Emails that were directed to the admin level quarantine by Microsoft can be viewed and released by an office 365 administrator. Inky support is available to help administrators who may want tips on using PowerShell to release messages.
Posted Apr 08, 2022 - 18:10 UTC
Update
The Inky link rewriting service was classified by Microsoft as a phishing domain starting at approximately 08:00 GMT on April 8, 2022. Customers utilizing the Inky link rewriting service began to have email blocked and directed to the Office 365 admin quarantine by Microsoft.
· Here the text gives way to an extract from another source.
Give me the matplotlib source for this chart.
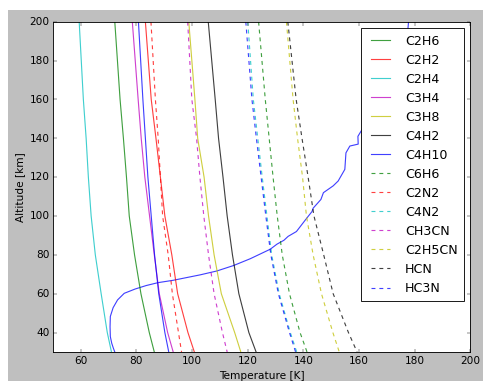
import matplotlib
matplotlib.use("Agg")
import matplotlib.pyplot as plt
from matplotlib.patches import Rectangle

plt.style.use('classic')
plt.rcParams['font.family'] = ['DejaVu Sans']

# ---- data ----
altitude = [200, 160, 140, 120, 100, 80, 60, 40, 30]

C2H6 = [72.2, 74.1, 75.3, 76.4, 77.4, 79.3, 81.6, 84.6, 86.4]
C2H2 = [83.2, 85.3, 87.0, 88.6, 90.2, 92.7, 94.8, 98.5, 100.8]
C2H4 = [59.4, 60.9, 61.9, 62.7, 63.7, 65.2, 67.3, 69.5, 71.0]
C3H4 = [78.5, 80.6, 81.7, 83.0, 84.7, 86.4, 88.2, 91.2, 93.2]
C3H8 = [98.8, 101.0, 102.0, 104.3, 105.9, 107.9, 110.5, 115.3, 117.5]
C4H2 = [105.8, 108.3, 109.5, 111.1, 112.6, 114.5, 116.8, 120.4, 123.0]
C4H10 = [80.7, 82.3, 83.2, 84.1, 85.3, 86.5, 88.0, 90.2, 91.6]

C6H6 = [123.9, 126.3, 127.7, 129.1, 130.6, 132.4, 135.0, 138.8, 141.3]
C2N2 = [85.2, 86.8, 87.8, 88.6, 89.4, 91.4, 92.9, 95.1, 96.2]
C4N2 = [120.0, 122.0, 123.6, 125.2, 126.9, 128.6, 131.3, 135.3, 137.6]
CH3CN = [98.4, 99.9, 101.6, 102.8, 104.2, 105.9, 107.9, 110.9, 112.6]
C2H5CN = [133.9, 136.3, 137.9, 139.7, 141.1, 143.5, 146.5, 150.6, 152.9]
HCN = [134.4, 137.4, 139.5, 141.7, 143.8, 147.3, 150.7, 156.2, 159.3]
HC3N = [119.3, 121.5, 123.1, 124.8, 126.5, 128.3, 131.0, 135.0, 137.2]

# temperature profile
profile_alt = [30, 31.9, 34.5, 37.9, 43, 48.3, 52.8, 56.8, 60.2, 62.4, 64.2, 65.7,
               66.9, 68.0, 69.7, 71.7, 74.5, 78.0, 82.9, 85.5, 87.5, 89.5, 92.0,
               98.5, 102.3, 104.0, 108.5, 112.0, 115.5, 118.0, 124.0, 132.5, 136.0,
               137.0, 141.0, 145.0, 155, 165, 175, 185, 195, 200]
profile_T = [72.2, 71.7, 71.1, 70.6, 70.5, 70.6, 71.6, 73.2, 75.6, 79.5, 83.5, 87.8,
             93.2, 97.0, 102.9, 108.9, 114.9, 120.9, 128.1, 130.5, 133.0, 134.5, 137.5,
             141.0, 143.1, 143.5, 146.3, 147.2, 150.7, 152.5, 154.9, 155.3, 156.7,
             159.7, 159.6, 161.3, 165.0, 168.5, 172.0, 175.0, 177.5, 177.8]

solid_names = ['C2H6', 'C2H2', 'C2H4', 'C3H4', 'C3H8', 'C4H2', 'C4H10']
solid_data = [C2H6, C2H2, C2H4, C3H4, C3H8, C4H2, C4H10]
dashed_names = ['C6H6', 'C2N2', 'C4N2', 'CH3CN', 'C2H5CN', 'HCN', 'HC3N']
dashed_data = [C6H6, C2N2, C4N2, CH3CN, C2H5CN, HCN, HC3N]
colors = ['g', 'r', 'c', 'm', 'y', 'k', 'b']

xticks = [60, 80, 100, 120, 140, 160, 180, 200]
yticks = [40, 60, 80, 100, 120, 140, 160, 180, 200]

# ---- figure ----
DPI = 63
W, H = 483, 381
fig = plt.figure(figsize=((W + 0.3) / DPI, (H + 0.3) / DPI), dpi=DPI, facecolor='white')
fig.patches.append(Rectangle((8 / W, 0), 1 - 8 / W, (H - 10) / H, transform=fig.transFigure,
                             facecolor='0.75', edgecolor='none', zorder=-10))
ax = fig.add_axes([53 / W, (H - 352) / H, 417 / W, 330 / H])

alpha = 0.75
lw = 1.3
ax.plot(profile_T, profile_alt, color='b', alpha=alpha, lw=lw)
for name, data, c in zip(solid_names, solid_data, colors):
    ax.plot(data, altitude, color=c, ls='-', alpha=alpha, lw=lw, label=name)
for name, data, c in zip(dashed_names, dashed_data, colors):
    ax.plot(data, altitude, color=c, ls='--', alpha=alpha, lw=lw, label=name,
            dashes=(4.5, 4.5))

ax.set_xlim(50, 200)
ax.set_ylim(30, 200)
ax.set_xticks(xticks)
ax.set_yticks(yticks)
ax.set_xlabel('Temperature [K]', labelpad=6)
ax.set_ylabel('Altitude [km]')

ax.legend(loc='upper right', handlelength=2.1, handletextpad=0.9,
          borderaxespad=0.5, labelspacing=0.48, borderpad=0.5)

fig.savefig('out.png', dpi=DPI, facecolor='white')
Inky has moved the link protection and rewriting service from the link.inky.net domain that Microsoft is blocking to shared.outlook.inky.com to alleviate the issue on all new messages.
New incoming messages were directed into the admin quarantine and messages in the user’s inbox may have been removed and placed in admin quarantine by Microsoft ZAP. Administrators can locate and release affected messages from the Office 365 admin quarantine.
Posted Apr 08, 2022 - 16:47 UTC
Update
At this time links rewritten by Inky should be delivered to users inboxes as normal.
Email messages that were affected by the link rewrite error should be located in either the users Junk Mail folder or in the admin level quarantine in Office 365.
Messages can be reviewed and released from that quarantine by a mail administrator.
Posted Apr 08, 2022 - 15:22 UTC
Monitoring
Inky has completed pushing a change to the Link rewriting domain. Newly rewritten links will utilize the shared.outlook.inky.com domain vs the link.inky.net domain. Inky continues to investigate the root of the issue to determine what has caused the link.inky.net domain to be misclassified.
Posted Apr 08, 2022 - 14:25 UTC
Investigating
At this time we have determined that our link rewriting domain is being flagged as dangerous incorrectly. This is causing some services to immediately route any messages that contain a rewritten link into quarantine or junk. Inky is looking at corrective measures at this time.
Posted Apr 08, 2022 - 13:31 UTC
This incident affected: Link Rewriting service.